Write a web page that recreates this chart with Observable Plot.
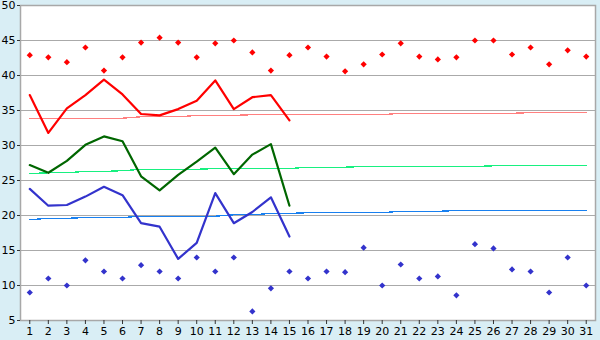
<!DOCTYPE html>
<html>
<head>
<meta charset="utf-8">
<script src="https://cdn.jsdelivr.net/npm/d3@7"></script>
<script src="https://cdn.jsdelivr.net/npm/@observablehq/plot@0.6"></script>
<style>
  html, body { margin: 0; padding: 0; background: #d9eef5; }
  #chart svg { display: block; }
</style>
</head>
<body>
<div id="chart"></div>
<script>
const days = [1,2,3,4,5,6,7,8,9,10,11,12,13,14,15,16,17,18,19,20,21,22,23,24,25,26,27,28,29,30,31];
const maxPoints = [42.9,42.6,41.9,44.0,40.7,42.6,44.7,45.4,44.7,42.6,44.6,45.0,43.3,40.7,42.9,44.0,42.7,40.6,41.6,43.0,44.6,42.7,42.3,42.6,45.0,45.0,43.0,44.0,41.6,43.6,42.7];
const minPoints = [9.0,11.0,10.0,13.6,12.0,11.0,12.9,12.0,11.0,14.0,12.0,14.0,6.3,9.6,12.0,11.0,12.0,11.9,15.4,10.0,13.0,11.0,11.3,8.6,15.9,15.3,12.3,12.0,9.0,14.0,10.0];
const redLine = [37.2,31.8,35.3,37.2,39.4,37.3,34.5,34.3,35.2,36.4,39.3,35.2,36.9,37.2,33.6];
const greenLine = [27.2,26.1,27.8,30.1,31.3,30.6,25.6,23.6,25.8,27.7,29.7,25.9,28.7,30.2,21.4];
const blueLine = [23.8,21.4,21.5,22.7,24.1,22.9,18.9,18.4,13.8,16.1,23.2,18.9,20.5,22.6,17.0];
const redNormal = [33.9,33.9,33.9,33.9,33.9,33.9,34.1,34.1,34.1,34.3,34.3,34.3,34.4,34.4,34.4,34.4,34.4,34.4,34.4,34.4,34.6,34.6,34.6,34.6,34.6,34.6,34.6,34.7,34.7,34.7,34.7];
const greenNormal = [26.0,26.1,26.1,26.3,26.3,26.4,26.6,26.6,26.6,26.6,26.7,26.7,26.7,26.7,26.7,26.9,26.9,26.9,27.0,27.0,27.0,27.0,27.0,27.0,27.0,27.1,27.1,27.1,27.1,27.1,27.1];
const blueNormal = [19.4,19.6,19.6,19.7,19.7,19.7,19.9,19.9,19.9,19.9,19.9,20.1,20.1,20.3,20.3,20.4,20.4,20.4,20.4,20.4,20.6,20.6,20.6,20.7,20.7,20.7,20.7,20.7,20.7,20.7,20.7];
const yTicks = [5,10,15,20,25,30,35,40,45,50];

const tbl = (vals) => vals.map((v, i) => ({day: days[i], v}));

const chart = Plot.plot({
  width: 600,
  height: 340,
  marginLeft: 20,
  marginRight: 5,
  marginTop: 5,
  marginBottom: 20,
  style: {background: "#d9eef5", fontFamily: "DejaVu Sans, Verdana, sans-serif", fontSize: "11px", color: "#000"},
  x: {domain: [0.5, 31.5]},
  y: {domain: [5, 50]},
  marks: [
    Plot.frame({fill: "white", stroke: "none"}),
    Plot.gridY(yTicks.slice(1, -1), {stroke: "#aaaaaa", strokeOpacity: 1, strokeWidth: 1}),
    Plot.frame({stroke: "#a8a8a8", strokeWidth: 1.5}),
    Plot.line(tbl(redNormal), {x: "day", y: "v", stroke: "#ff8080", strokeWidth: 1.3, shapeRendering: "crispEdges"}),
    Plot.line(tbl(greenNormal), {x: "day", y: "v", stroke: "#18f080", strokeWidth: 1.3, shapeRendering: "crispEdges"}),
    Plot.line(tbl(blueNormal), {x: "day", y: "v", stroke: "#1880f0", strokeWidth: 1.3, shapeRendering: "crispEdges"}),
    Plot.line(tbl(redLine), {x: "day", y: "v", stroke: "#ff0000", strokeWidth: 2.2}),
    Plot.line(tbl(greenLine), {x: "day", y: "v", stroke: "#006600", strokeWidth: 2.2}),
    Plot.line(tbl(blueLine), {x: "day", y: "v", stroke: "#3333cc", strokeWidth: 2.2}),
    Plot.dot(tbl(maxPoints), {x: "day", y: "v", symbol: "diamond2", r: 2.8, fill: "#ff0000", stroke: "none"}),
    Plot.dot(tbl(minPoints), {x: "day", y: "v", symbol: "diamond2", r: 2.8, fill: "#3333cc", stroke: "none"}),
    Plot.axisY(yTicks, {tickSize: 3, tickPadding: 2, label: null, stroke: "#333"}),
    Plot.axisX(days, {tickSize: 4, tickPadding: 3, label: null, tickFormat: d => String(d), stroke: "#333"})
  ]
});
document.getElementById("chart").append(chart);
</script>
</body>
</html>
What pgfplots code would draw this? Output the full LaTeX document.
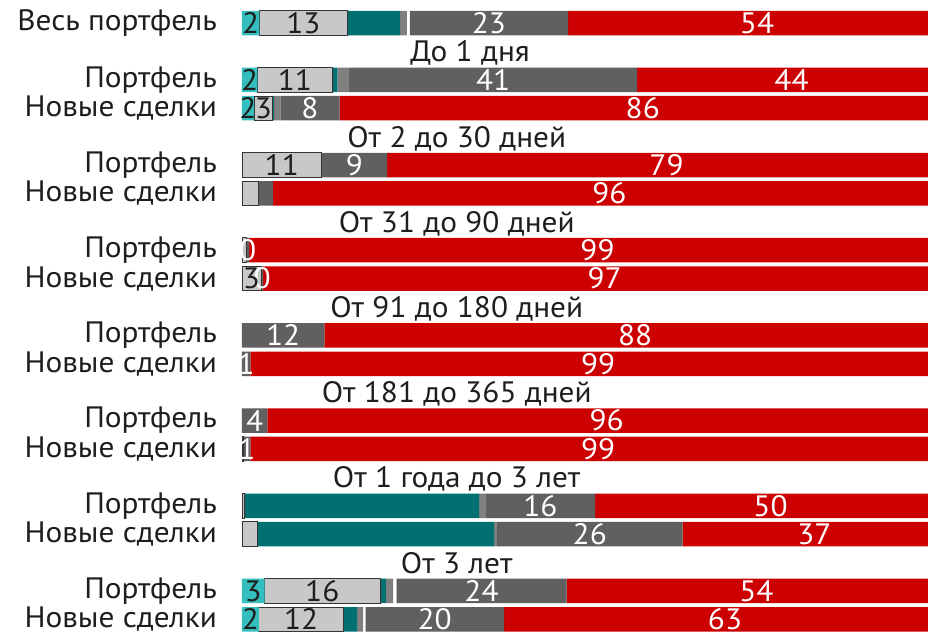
\documentclass[border=0pt]{standalone}
\usepackage{fontspec}
\setmainfont{PT Sans}[FakeStretch=1.06]
\usepackage{pgfplots}
\pgfplotsset{compat=1.18}

\definecolor{cCyan}{RGB}{52,190,190}
\definecolor{cLight}{RGB}{200,200,200}
\definecolor{cTeal}{RGB}{0,112,112}
\definecolor{cMid}{RGB}{128,128,128}
\definecolor{cDark}{RGB}{96,96,96}
\definecolor{cRed}{RGB}{204,0,0}
\definecolor{cText}{RGB}{30,30,30}
\newcommand{\chartfont}{\fontsize{29.5}{30}\selectfont}

\begin{document}
\begin{tikzpicture}
% the reference is cut off at the right, so the axis runs past the picture edge
\useasboundingbox (-242pt,0) rectangle (686pt,633pt);
\clip (-242pt,0) rectangle (686pt,633pt);
\begin{axis}[
    at={(0,0)}, anchor=south west,
    xbar stacked,
    scale only axis,
    width=704pt, height=633pt,
    xmin=0, xmax=100,
    ymin=-0.81, ymax=21.48,
    y dir=reverse,
    bar width=24.5pt,
    axis line style={draw=none},
    major tick length=0pt,
    xtick=\empty,
    ytick={0,2,3,5,6,8,9,11,12,14,15,17,18,20,21},
    yticklabels={Весь портфель,Портфель,Новые сделки,Портфель,Новые сделки,Портфель,Новые сделки,Портфель,Новые сделки,Портфель,Новые сделки,Портфель,Новые сделки,Портфель,Новые сделки},
    yticklabel style={font=\chartfont, text=cText, inner sep=0pt, xshift=-25pt},
    lbl/.style={nodes near coords, point meta=explicit symbolic,
        every node near coord/.append style={font=\chartfont, inner sep=0pt, anchor=center}},
]
% cyan
\addplot[fill=cCyan, draw=none, lbl, every node near coord/.append style={text=cText}] coordinates {
(2.46,0)[2] (2.2,2)[2] (1.7,3)[2] (0,5)[] (0,6)[] (0,8)[] (0,9)[] (0,11)[] (0,12)[] (0,14)[] (0,15)[] (0,17)[] (0,18)[] (3.2,20)[3] (2.4,21)[2]
};
% light gray
\addplot[fill=cLight, draw=cText!90, line width=0.9pt, lbl, every node near coord/.append style={text=cText}] coordinates {
(12.5,0)[13] (10.65,2)[11] (2.65,3)[3] (11.3,5)[11] (2.3,6)[] (0.6,8)[] (2.7,9)[3] (0,11)[] (0,12)[] (0,14)[] (0.2,15)[] (0.4,17)[] (2.2,18)[] (16.4,20)[16] (12.0,21)[12]
};
% teal
\addplot[fill=cTeal, draw=none] coordinates {
(7.5,0) (0.7,2) (0.2,3) (0,5) (0,6) (0,8) (0,9) (0,11) (0,12) (0,14) (0,15) (33.3,17) (33.6,18) (0.85,20) (1.94,21)
};
% mid gray
\addplot[fill=cMid, draw=none] coordinates {
(0.95,0) (1.66,2) (0.9,3) (0,5) (0,6) (0,8) (0,9) (0,11) (0,12) (0,14) (0,15) (0.95,17) (0.4,18) (1.0,20) (0.85,21)
};
% white
\addplot[fill=white, draw=none] coordinates {
(0.4,0) (0,2) (0,3) (0,5) (0,6) (0,8) (0,9) (0,11) (0,12) (0,14) (0,15) (0,17) (0,18) (0.47,20) (0.33,21)
};
% dark gray
\addplot[fill=cDark, draw=none, lbl, every node near coord/.append style={text=white}] coordinates {
(22.5,0)[23] (40.9,2)[41] (8.4,3)[8] (9.3,5)[9] (2.1,6)[] (0.4,8)[0] (0.3,9)[0] (11.7,11)[12] (1.2,12)[1] (3.6,14)[4] (1.0,15)[1] (15.5,17)[16] (26.4,18)[26] (24.2,20)[24] (19.7,21)[20]
};
% red
\addplot[fill=cRed, draw=none, lbl, every node near coord/.append style={text=white}] coordinates {
(53.69,0)[54] (43.89,2)[44] (86.15,3)[86] (79.4,5)[79] (95.6,6)[96] (99.0,8)[99] (97.0,9)[97] (88.3,11)[88] (98.8,12)[99] (96.4,14)[96] (98.8,15)[99] (49.85,17)[50] (37.4,18)[37] (53.88,20)[54] (62.78,21)[63]
};
\node[font=\chartfont, text=cText, anchor=base] at (axis cs:32.4,1.37) {До 1 дня};
\node[font=\chartfont, text=cText, anchor=base] at (axis cs:30.5,4.37) {От 2 до 30 дней};
\node[font=\chartfont, text=cText, anchor=base] at (axis cs:30.5,7.37) {От 31 до 90 дней};
\node[font=\chartfont, text=cText, anchor=base] at (axis cs:30.5,10.37) {От 91 до 180 дней};
\node[font=\chartfont, text=cText, anchor=base] at (axis cs:30.5,13.37) {От 181 до 365 дней};
\node[font=\chartfont, text=cText, anchor=base] at (axis cs:30.5,16.37) {От 1 года до 3 лет};
\node[font=\chartfont, text=cText, anchor=base] at (axis cs:30.5,19.37) {От 3 лет};
\end{axis}
\end{tikzpicture}
\end{document}
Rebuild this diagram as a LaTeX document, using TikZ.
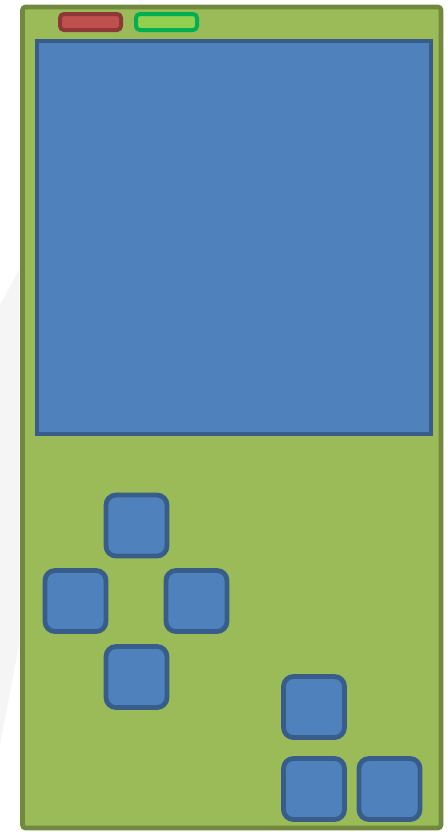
\documentclass[tikz,border=0pt]{standalone}
\usepackage{tikz}
\usetikzlibrary{calc}

\definecolor{bodyfill}{HTML}{9BBB59}
\definecolor{bodyline}{HTML}{71893F}
\definecolor{keyfill}{HTML}{4F81BD}
\definecolor{keyline}{HTML}{385D8A}
\definecolor{redfill}{HTML}{C0504D}
\definecolor{redline}{HTML}{8C3836}
\definecolor{greenfill}{HTML}{92D050}
\definecolor{greenline}{HTML}{00B050}

\begin{document}
\begin{tikzpicture}[x=0.5pt,y=-0.5pt,
  casing/.style={fill=bodyfill,draw=bodyline,line width=2.3pt,rounded corners=1.5pt},
  screen/.style={fill=keyfill,draw=keyline,line width=2pt},
  key/.style={fill=keyfill,draw=keyline,line width=2.4pt,rounded corners=5pt},
  led/.style={line width=2pt,rounded corners=2pt}]
  \useasboundingbox (0,0) rectangle (447,832);
  % faint reflection at the left
  \fill[black!4] (0,305) -- (19,270) -- (19,645) -- (0,745) -- cycle;
  % phone body
  \draw[casing] (22.5,7) rectangle (441,828);
  % status lights
  \draw[led,fill=redfill,draw=redline] (60,14) rectangle (121,30);
  \draw[led,fill=greenfill,draw=greenline] (136,14) rectangle (197,30);
  % display
  \draw[screen] (37,41) rectangle (431,434);
  % keypad
  \foreach \kx/\ky in {136.5/525.5, 75.5/601, 196.5/601, 136.5/677,
                       314/707, 314/789, 389.5/789}
    \draw[key] (\kx-30.5,\ky-30.5) rectangle (\kx+30.5,\ky+30.5);
\end{tikzpicture}
\end{document}
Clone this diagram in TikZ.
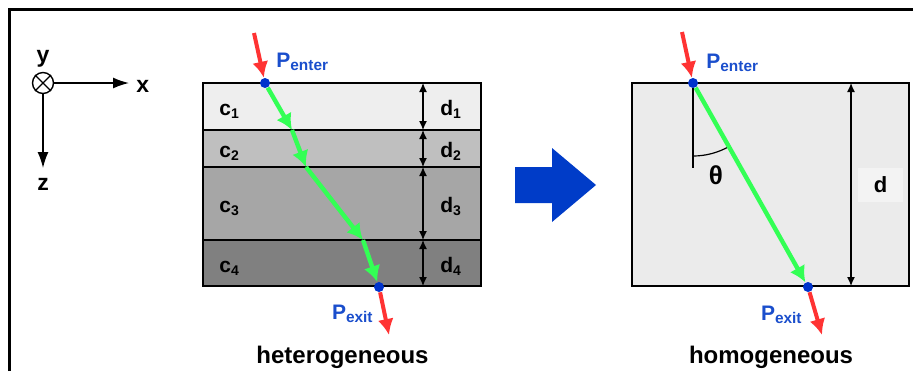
\documentclass[tikz,border=0pt]{standalone}
\usepackage{fontspec}
\setmainfont{Liberation Sans}
\usetikzlibrary{arrows.meta,calc}

\definecolor{layerA}{HTML}{EEEEEE}
\definecolor{layerB}{HTML}{BFBFBF}
\definecolor{layerC}{HTML}{A6A6A6}
\definecolor{layerD}{HTML}{808080}
\definecolor{slab}{HTML}{EBEBEB}
\definecolor{slabtag}{HTML}{F3F3F3}
\definecolor{rayred}{HTML}{FF3333}
\definecolor{raygreen}{HTML}{33FF55}
\definecolor{ptblue}{HTML}{0033CC}
\definecolor{txtblue}{HTML}{1A4ECC}
\definecolor{bigblue}{HTML}{003CC8}

\newcommand{\lsub}[2][7.7]{\raisebox{-1.7pt}{\fontsize{#1}{#1}\selectfont #2}}

\tikzset{
  lbl/.style={inner sep=0pt, font=\fontsize{10.5}{12}\selectfont\bfseries},
  axislbl/.style={inner sep=0pt, font=\fontsize{11.5}{13}\selectfont\bfseries},
  ptlbl/.style={lbl, text=txtblue},
  titlelbl/.style={inner sep=0pt, font=\fontsize{12}{14}\selectfont\bfseries},
  border/.style={draw=black, line width=1pt},
  dimarrow/.style={{Latex[length=4.5pt,width=4pt]}-{Latex[length=4.5pt,width=4pt]}, line width=0.6pt},
  axisarrow/.style={-{Latex[length=8pt,width=5.5pt]}, line width=0.75pt},
  inray/.style={-{Latex[length=8pt,width=8pt]}, line width=2pt, rayred},
  pathray/.style={-{Latex[length=8pt,width=8.5pt]}, line width=2.2pt, raygreen},
  ptdot/.style={circle, fill=ptblue, inner sep=0pt, minimum size=5pt},
}

\begin{document}
\begin{tikzpicture}[x=0.5pt, y=-0.5pt]
  \useasboundingbox (0,0) rectangle (913,371);
  % Frame
  \draw[line width=1.5pt] (9,371) -- (9,9) -- (913,9);

  % Coordinate axes
  \node[draw, circle, line width=0.7pt, inner sep=0pt, minimum size=10.5pt] (oy) at (43,83) {};
  \draw[line width=0.7pt] (oy.north west) -- (oy.south east) (oy.north east) -- (oy.south west);
  \coordinate (xtip) at (129,83);
  \coordinate (ztip) at (43,168);
  \draw[axisarrow] (oy) -- (xtip);
  \draw[axisarrow] (oy) -- (ztip);
  \node[axislbl, anchor=base west] (xl) at (136,92) {x};
  \node[axislbl, anchor=base] (yl) at (43,62) {y};
  \node[axislbl, anchor=base] (zl) at (43,190) {z};

  % Heterogeneous layers
  \foreach \i/\ytop/\ybot/\col in {1/83/130/layerA, 2/130/167/layerB, 3/167/240/layerC, 4/240/286/layerD}{
    \draw[border, fill=\col] (203,\ytop) rectangle (481,\ybot);
    \node[lbl, anchor=base west] (c\i) at (219,{(\ytop+\ybot)/2+9}) {c\lsub[7]{\i}};
    \node[lbl, anchor=base west] (d\i) at (440,{(\ytop+\ybot)/2+9}) {d\lsub[7]{\i}};
    \draw[dimarrow] (423,\ytop) -- (423,\ybot);
  }

  % Ray through the layers
  \node[ptdot] (enterL) at (265,83) {};
  \node[ptdot] (exitL) at (379,287) {};
  \coordinate (cross1) at (292,130);
  \coordinate (cross2) at (306,167);
  \coordinate (cross3) at (363,240);
  \coordinate (inL) at (254,33);
  \coordinate (outL) at (389,335);
  \draw[pathray] (enterL) -- (cross1);
  \draw[pathray] (cross1) -- (cross2);
  \draw[pathray] (cross2) -- (cross3);
  \draw[pathray] (cross3) -- (exitL);
  \draw[inray] (inL) -- (enterL);
  \draw[inray] (exitL) -- (outL);
  \node[ptlbl, anchor=base west] (enterLlbl) at (276,67) {P\lsub{enter}};
  \node[ptlbl, anchor=base east] (exitLlbl) at (373,319) {P\lsub{exit}};
  \node[titlelbl, anchor=base] (hetero) at (342.5,363) {heterogeneous};

  % Blue transition arrow
  \fill[bigblue] (515,167) -- (552,167) -- (552,148) -- (596,185) -- (552,222) -- (552,203) -- (515,203) -- cycle;

  % Homogeneous slab
  \draw[border, fill=slab] (632,83) rectangle (909,286);
  \node[ptdot] (enterR) at (693,83) {};
  \node[ptdot] (exitR) at (808,287) {};
  \coordinate (normal) at (693,168);
  \coordinate (inR) at (682,32);
  \coordinate (outR) at (822,335);
  \draw[line width=0.6pt] (enterR) -- (normal);
  \draw[line width=0.6pt] (693,156) arc (90:60.6:73);
  \draw[pathray] (enterR) -- (exitR);
  \draw[inray] (inR) -- (enterR);
  \draw[inray] (exitR) -- (outR);
  \node[axislbl, font=\fontsize{13}{15}\selectfont\bfseries] (theta) at (716,175) {θ};
  \draw[dimarrow] (851,83) -- (851,286);
  \node[lbl, font=\fontsize{11}{13}\selectfont\bfseries, fill=slabtag, minimum width=22.5pt, minimum height=17pt] (dR) at (880.5,185) {d};
  \node[ptlbl, anchor=base west] (enterRlbl) at (706,68) {P\lsub{enter}};
  \node[ptlbl, anchor=base east] (exitRlbl) at (802,320) {P\lsub{exit}};
  \node[titlelbl, anchor=base] (homo) at (771,363) {homogeneous};
\end{tikzpicture}
\end{document}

================================

Which lines in the listing above hold the word "diagram"? Show each of them.

Rebuild this diagram as a LaTeX document, using TikZ.
Clone this diagram in TikZ.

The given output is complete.